手招き


26日、月曜日。がん検診。例年、胃カメラ検査をしていたが、まわりに何人も、大腸に問題が見つかった同年輩がいることもあり、今年は大腸内視鏡検査を申し込んでおいた。
がん検診は、いつも都内のとある病院に決めてある。胃カメラにせよ大腸内視鏡にせよ、私の場合「うとうとします」と説明される検査中は、うとうとどころかまったくなにも覚えていないのである。目が覚めるとすでに検査は終わっていて、回復室とでも呼ぶのかな、薄暗い、カーテンかあるいは簡易ボードだったかいずれ仕切られているベッドが六つくらい置かれた部屋にいるのだった。

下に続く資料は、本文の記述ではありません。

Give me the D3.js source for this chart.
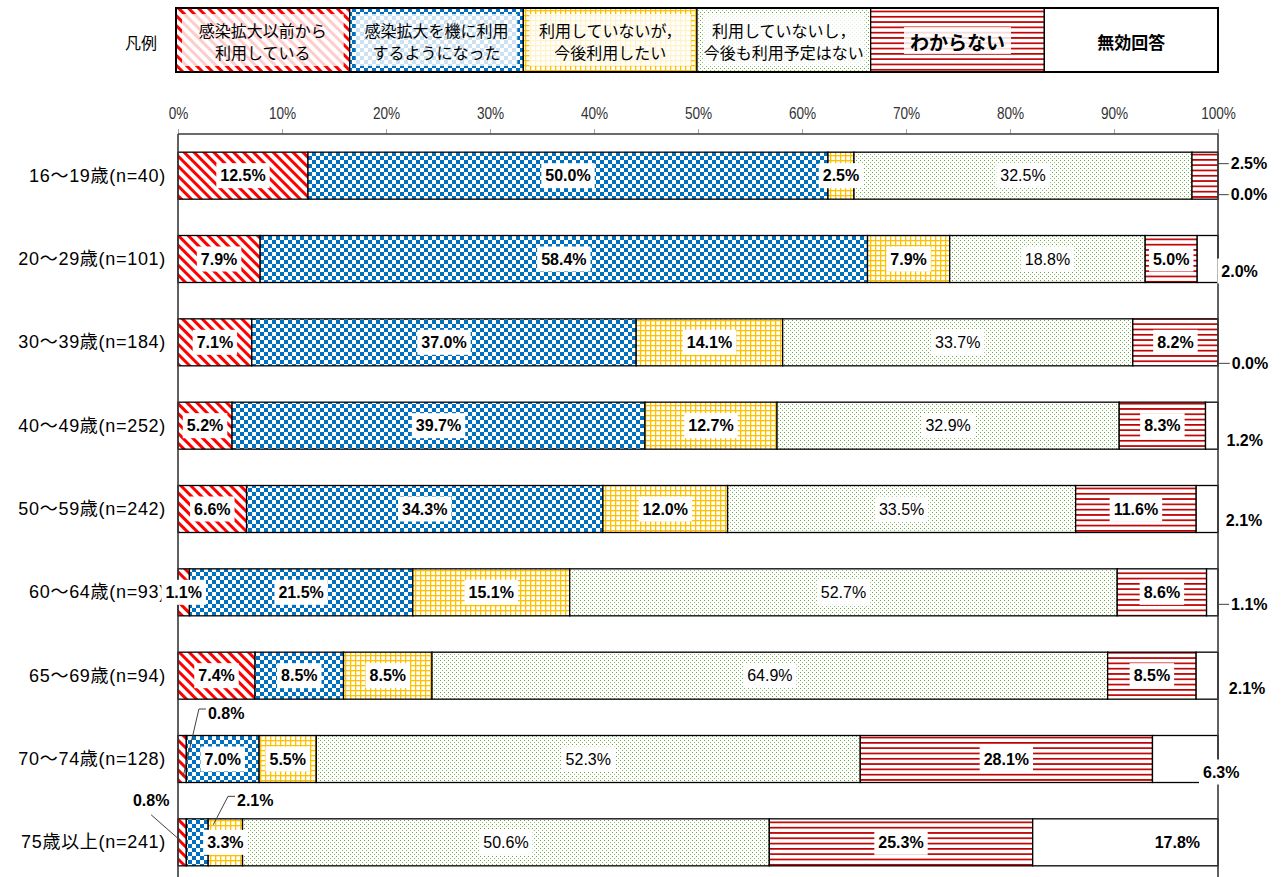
<!DOCTYPE html>
<html>
<head>
<meta charset="utf-8">
<script src="https://cdn.jsdelivr.net/npm/d3@7"></script>
<style>
  html, body { margin: 0; padding: 0; background: #fff; }
  svg { display: block; }
  text { font-family: "Liberation Sans", "Noto Sans CJK JP", sans-serif; }
  .jp { font-family: "Noto Sans CJK JP", "Liberation Sans", sans-serif; }
</style>
</head>
<body>
<svg id="chart" width="1282" height="877"></svg>
<script>
// ---- data -------------------------------------------------------------
const categories = [
  "16～19歳(n=40)", "20～29歳(n=101)", "30～39歳(n=184)", "40～49歳(n=252)",
  "50～59歳(n=242)", "60～64歳(n=93)", "65～69歳(n=94)", "70～74歳(n=128)",
  "75歳以上(n=241)"
];
const seriesKeys = ["before", "started", "want", "noPlan", "unknown", "invalid"];
const legendLabels = [
  ["感染拡大以前から", "利用している"],
  ["感染拡大を機に利用", "するようになった"],
  ["利用していないが，", "今後利用したい"],
  ["利用していないし，", "今後も利用予定はない"],
  ["わからない"],
  ["無効回答"]
];
const usedBefore    = [12.5, 7.9, 7.1, 5.2, 6.6, 1.1, 7.4, 0.8, 0.8];
const startedDuring = [50.0, 58.4, 37.0, 39.7, 34.3, 21.5, 8.5, 7.0, 2.1];
const wantToUse     = [2.5, 7.9, 14.1, 12.7, 12.0, 15.1, 8.5, 5.5, 3.3];
const noPlans       = [32.5, 18.8, 33.7, 32.9, 33.5, 52.7, 64.9, 52.3, 50.6];
const dontKnow      = [2.5, 5.0, 8.2, 8.3, 11.6, 8.6, 8.5, 28.1, 25.3];
const invalidAns    = [0.0, 2.0, 0.0, 1.2, 2.1, 1.1, 2.1, 6.3, 17.8];
const tickValues = [0, 10, 20, 30, 40, 50, 60, 70, 80, 90, 100];
const tickLabels = ["0%", "10%", "20%", "30%", "40%", "50%", "60%", "70%", "80%", "90%", "100%"];

const seriesValues = [usedBefore, startedDuring, wantToUse, noPlans, dontKnow, invalidAns];
const rows = categories.map((c, i) => {
  const r = { category: c };
  seriesKeys.forEach((k, s) => { r[k] = seriesValues[s][i]; });
  return r;
});

// ---- layout -----------------------------------------------------------
const plot = { left: 178, right: 1218, top: 134, bottom: 884 };
const svg = d3.select("#chart");

const x = d3.scaleLinear().domain([0, 1]).range([plot.left, plot.right]);
const y = d3.scaleBand().domain(categories)
  .range([plot.top, plot.bottom]).paddingInner(0.436).paddingOuter(0.218);
const legendX = d3.scaleBand().domain(seriesKeys).range([176, 1218]);

// ---- fill patterns ------------------------------------------------------
const defs = svg.append("defs");
function pattern(id, w, h, transform) {
  const p = defs.append("pattern").attr("id", id)
    .attr("patternUnits", "userSpaceOnUse").attr("width", w).attr("height", h);
  if (transform) p.attr("patternTransform", transform);
  p.append("rect").attr("width", w).attr("height", h).attr("fill", "#fff");
  return p;
}
// wide downward diagonal, red
pattern("pat-before", 7, 7, "rotate(-45)")
  .append("rect").attr("width", 3).attr("height", 7).attr("fill", "#ff0000");
// checkerboard, blue
const chk = pattern("pat-started", 8, 8);
chk.append("rect").attr("width", 4).attr("height", 4).attr("fill", "#0070c0");
chk.append("rect").attr("x", 4).attr("y", 4).attr("width", 4).attr("height", 4).attr("fill", "#0070c0");
// small grid, amber
const grd = pattern("pat-want", 5, 5);
grd.append("rect").attr("width", 5).attr("height", 1.3).attr("fill", "#ffc000");
grd.append("rect").attr("width", 1.3).attr("height", 5).attr("fill", "#ffc000");
// dotted, green
const dot = pattern("pat-noPlan", 4, 4);
dot.append("rect").attr("width", 1).attr("height", 1).attr("fill", "#6aaa3c");
dot.append("rect").attr("x", 2).attr("y", 2).attr("width", 1).attr("height", 1).attr("fill", "#8cc265");
// horizontal lines, dark red
pattern("pat-unknown", 6, 5.3)
  .append("rect").attr("width", 6).attr("height", 1.7).attr("fill", "#c00000");
// plain
pattern("pat-invalid", 4, 4);

// ---- legend -------------------------------------------------------------
svg.append("text").attr("class", "jp")
  .attr("x", 141).attr("y", 42).attr("text-anchor", "middle")
  .attr("dominant-baseline", "central").attr("font-size", 16).attr("fill", "#000")
  .text("凡例");

const legTop = 8, legH = 64;
const leg = svg.append("g");
const cells = leg.selectAll("g.cell").data(seriesKeys).join("g").attr("class", "cell");
cells.append("rect")
  .attr("x", d => legendX(d)).attr("y", legTop)
  .attr("width", legendX.bandwidth()).attr("height", legH)
  .attr("fill", d => `url(#pat-${d})`);
cells.filter((d, i) => i < 4).append("rect")
  .attr("x", d => legendX(d) + 6).attr("y", legTop + 6)
  .attr("width", legendX.bandwidth() - 12).attr("height", legH - 12)
  .attr("fill", "#fff").attr("opacity", 0.8);
cells.each(function (d, i) {
  const g = d3.select(this);
  const cx = legendX(d) + legendX.bandwidth() / 2;
  const lines = legendLabels[i];
  if (lines.length === 2) {
    lines.forEach((t, j) => {
      g.append("text").attr("class", "jp")
        .attr("x", cx).attr("y", legTop + 22 + j * 22)
        .attr("text-anchor", "middle").attr("dominant-baseline", "central")
        .attr("font-size", 16).attr("fill", "#000").text(t);
    });
  } else {
    const t = g.append("text").attr("class", "jp")
      .attr("x", cx).attr("y", legTop + legH / 2 + 1)
      .attr("text-anchor", "middle").attr("dominant-baseline", "central")
      .attr("font-size", i === 4 ? 19 : 17).attr("font-weight", "bold")
      .attr("fill", "#000").text(lines[0]);
    if (i === 4) {
      const w = t.node().getComputedTextLength();
      g.insert("rect", "text")
        .attr("x", cx - w / 2 - 6).attr("y", legTop + 19)
        .attr("width", w + 12).attr("height", 27)
        .attr("fill", "#fff").attr("opacity", 0.85);
    }
  }
});
cells.append("rect")
  .attr("x", d => legendX(d)).attr("y", legTop)
  .attr("width", legendX.bandwidth()).attr("height", legH)
  .attr("fill", "none").attr("stroke", "#000").attr("stroke-width", 1.3);
leg.append("rect").attr("x", 176).attr("y", legTop).attr("width", 1218 - 176).attr("height", legH)
  .attr("fill", "none").attr("stroke", "#000").attr("stroke-width", 2);

// ---- axis ---------------------------------------------------------------
const axis = svg.append("g").attr("transform", `translate(0,${plot.top})`)
  .call(d3.axisTop(x)
    .tickValues(tickValues.map(v => v / 100))
    .tickFormat((d, i) => tickLabels[i])
    .tickSize(5).tickPadding(10));
axis.select(".domain").remove();
axis.selectAll(".tick line").attr("stroke", "#a6a6a6");
axis.selectAll(".tick text")
  .attr("font-family", "'Liberation Sans', sans-serif")
  .attr("font-size", 17).attr("fill", "#333")
  .attr("transform", "scale(0.8,1)");

// ---- category labels ----------------------------------------------------
svg.append("g").selectAll("text").data(categories).join("text")
  .attr("x", 166).attr("y", d => y(d) + y.bandwidth() / 2)
  .attr("text-anchor", "end").attr("dominant-baseline", "central")
  .attr("font-size", 18).attr("letter-spacing", 0.7).attr("fill", "#000")
  .text(d => d);

// ---- stacked bars -------------------------------------------------------
const stacked = d3.stack().keys(seriesKeys).offset(d3.stackOffsetExpand)(rows);

const barG = svg.append("g");
barG.selectAll("g").data(stacked).join("g")
  .attr("fill", s => `url(#pat-${s.key})`)
  .selectAll("rect").data(s => s).join("rect")
  .attr("x", d => x(d[0])).attr("width", d => x(d[1]) - x(d[0]))
  .attr("y", d => y(d.data.category)).attr("height", y.bandwidth())
  .attr("stroke", "#000").attr("stroke-width", 1.3);

// plot frame
const frame = svg.append("g").attr("stroke", "#3a3a3a").attr("stroke-width", 1.6);
frame.append("line").attr("x1", plot.left).attr("x2", plot.right).attr("y1", plot.top).attr("y2", plot.top);
frame.append("line").attr("x1", plot.left).attr("x2", plot.left).attr("y1", plot.top).attr("y2", plot.bottom);
frame.append("line").attr("x1", plot.right).attr("x2", plot.right).attr("y1", plot.top).attr("y2", plot.bottom);

// ---- value labels -------------------------------------------------------
// label offsets (px) from the segment centre, plus leader line style
const labelPlacement = {
  "0-unknown": { dx: 44, dy: -12, leader: "right" },
  "0-invalid": { dx: 31, dy: 19, leader: "right" },
  "1-invalid": { dx: 32, dy: 12 },
  "2-invalid": { dx: 32, dy: 21, leader: "right" },
  "3-invalid": { dx: 33, dy: 15 },
  "4-invalid": { dx: 37, dy: 11 },
  "5-invalid": { dx: 37, dy: 12, leader: "right" },
  "6-invalid": { dx: 40, dy: 13 },
  "7-invalid": { dx: 36, dy: 13 },
  "8-invalid": { dx: 52, dy: 0 },
  "7-before": { dx: 44, dy: -46, leader: "above" },
  "8-before": { dx: -31, dy: -42, leader: "left" },
  "8-started": { dx: 58, dy: -42, leader: "above" }
};

const labelG = svg.append("g");
const leaderG = svg.append("g").attr("fill", "none").attr("stroke", "#404040").attr("stroke-width", 1);
const boxG = labelG.append("g");
const textG = labelG.append("g");

stacked.forEach((layer, s) => {
  layer.forEach((d, i) => {
    const val = seriesValues[s][i];
    const key = `${i}-${layer.key}`;
    const p = labelPlacement[key] || { dx: 0, dy: 0 };
    const segCx = (x(d[0]) + x(d[1])) / 2;
    const barTop = y(d.data.category);
    const barBot = barTop + y.bandwidth();
    const cy = barTop + y.bandwidth() / 2;
    const lx = segCx + p.dx, ly = cy + p.dy;
    const t = textG.append("text")
      .attr("x", lx).attr("y", ly)
      .attr("text-anchor", "middle").attr("dominant-baseline", "central")
      .attr("font-size", 16).attr("fill", "#000")
      .attr("font-weight", layer.key === "noPlan" ? "normal" : "bold")
      .text(val.toFixed(1) + "%");
    const w = t.node().getComputedTextLength();
    const bx = lx - w / 2 - 4, bw = w + 8, bh = 25;
    boxG.append("rect").attr("x", bx).attr("y", ly - bh / 2)
      .attr("width", bw).attr("height", bh).attr("fill", "#fff");
    if (p.leader === "right") {
      leaderG.append("line").attr("x1", x(1)).attr("x2", bx + 2).attr("y1", ly).attr("y2", ly);
    } else if (p.leader === "above") {
      leaderG.append("polyline").attr("points", [
        [bx + 2, ly - 4], [bx - 5, ly - 4],
        [layer.key === "before" ? segCx + 1 : x(d[1]) + 5, layer.key === "before" ? barBot - 6 : barTop + 6]
      ].map(q => q.join(",")).join(" "));
    } else if (p.leader === "left") {
      leaderG.append("line").attr("x1", lx).attr("y1", ly + bh / 2 + 2)
        .attr("x2", segCx - 2).attr("y2", cy - 2);
    }
  });
});
</script>
</body>
</html>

仕切られている、と書いたが、ベッドの足元側は開放されて、ドアがあるわけではない。足元の方を見ていると、ときどき看護士が通る。
目が覚めたからと言って、勝手に起き上がって、勝手に歩いて、出ていくわけにはいくまい。しかし、目が覚めたからにはさっさと帰りたい。本当はまだふらふらするのだ。それを隠して、もう大丈夫と言いたい。
看護士たちはこう言う患者の気持ちを見透かしている。起きていることをアピールするために、伸びをしてみたり、もぞもぞ動いたりしても、しってて知らぬふり。そろそろ大丈夫の頃だと時間を計って、あら起きましたね?どうですか?などとニコニコ笑顔を浮かべ、缶に何種類も入った飴玉を持ってやって来る。そこでついつい選んでしまう。ミカンとかアップルとか、そう言うののなかに黒糖飴があったから、それに決めると、一番人気です、と言われた。飴がなめ終わる頃にまた来ますねー、と言って去っていった。
病院から出て、空腹を満たそうとチェーンの定食屋に行く。年に一度とは言え何年も続けて来ているので、場所を知っている。昨年は病院の近くの古い雑居ビル地階にあるタイ料理店のランチを食べたが、今年はもう14時でランチタイムは終っている。
なんとなく鳥の唐揚げを食べようと思って入り、同じく鳥の料理ではあるが、秋野菜の甘酢掛けのようなのにした。
まわりには古いビルが多い。高くても八階くらいの雑居ビルかバス通りに沿って並んでいる。
数日前に友人から、自由に上がることが出来る素っ気ない屋上を知らないか?と言うMAILが来たことを思い出したので、並んでいるビルを見上げるが、下から見上げても屋上があるかわからない。仮にあったとしても鍵がかけてあるか、住人専用なのてはないかな。
三十年も四十年も前なら、ビルの屋上にはバレーボールコートがあって、少なくともそのビルで働いてる人たちは会社を問わず昼休みには屋上に上がっていた・・・のではないかな。バレーボールをしたりベンチに座って弁当を食べたり、都会の景色を眺めながら目下の問題について話したり。
小津の映画にそう言う場面があったから、そう思ってるだけかもしれない。丸ビルあたりの屋上。手摺にもたれて岡田茉莉子香川京子あたりが演ずるOL、って単語がその頃にあったかは知らないが、OL二人が恋や結婚について話している。彼女たちの見ている景色のなかを80系の湘南電車が走っていく。輪をそれたバレーボールが足元に転がってくる。
みんな輪になってバレーボール(と言うかバレーのパスでボールを落とさずにあげ続ける遊び)をしていたのは東京オリンピックの影響だったのか。
小津映画のなかではなく、私が会社に入った1979年ころ、昼休み、私の会社でも昼休みにはバレーボールやキャッチボールをやっていた。それは事実です。
ちょこちょことビルを見上げながら駅に行く。帰りの電車からまた少し写真を撮る。例えばこの写真は手招きをする人を狙ったわけではなくて、後から見返したらそう言うしぐさの人が写っているのに気がついたのです。フェンスに絡み付いた朝顔の蔓も、同じように手招きをしている。